I just don't see our loyalty and commitment as being of the least bit of interest to God. On the other hand, I see it being of great interest and importance to organized religion.


I think Albert Einstein would agree with you. This is a letter sent by him to his daughter.
…”When I proposed the theory of relativity, very few understood me, and what I will reveal now to transmit to mankind will also collide with the misunderstanding and prejudice in the world.
I ask you to guard the letters as long as necessary, years, decades, until society is advanced enough to accept what I will explain below.
There is an extremely powerful force that, so far, science has not found a formal explanation to. It is a force that includes and governs all others, and is even behind any phenomenon operating in the universe and has not yet been identified by us.

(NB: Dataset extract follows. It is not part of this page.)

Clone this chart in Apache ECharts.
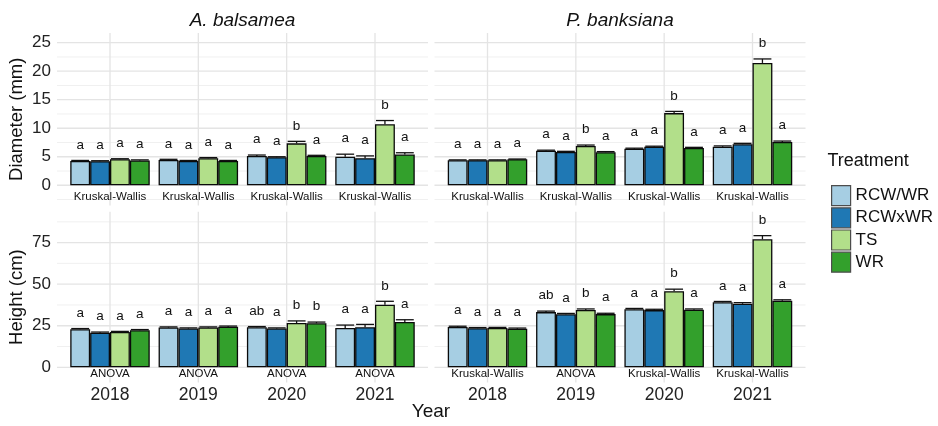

This universal force is LOVE.


Remainder of letter is here A letter from Albert Einstein to his daughter: about The Universal Force which is LOVE
 

Geoff-Allen

Resident megalomaniac
Love the Einstein quote!

Here's one I also have a certain fondness for -

"Like the bee gathering honey from the different flowers, the wise person accepts the essence of the different scriptures and sees only the good in all religions."

~ Gandhi
 

ADigitalArtist

Veteran Member
Staff member
Premium Member
You'll get depth by pursuing one more fully. Otherwise it all stays very shallow-rooted and superficial.
Hominem unius libri timeo. In the modern, Everett sense, I fear the man of one book. He is 'not only to the man of one book, but also to the man of one idea, in whom the sense of proportion is lacking, and who sees only that for which he looks.'
 

gottalovemoses

Im mad as Hell!
Hominem unius libri timeo. In the modern, Everett sense, I fear the man of one book. He is 'not only to the man of one book, but also to the man of one idea, in whom the sense of proportion is lacking, and who sees only that for which he looks.'
If you mean just reading the Bible I agree. I'm Catholic and we draw from more than one source but its all centred on Jesus Christ.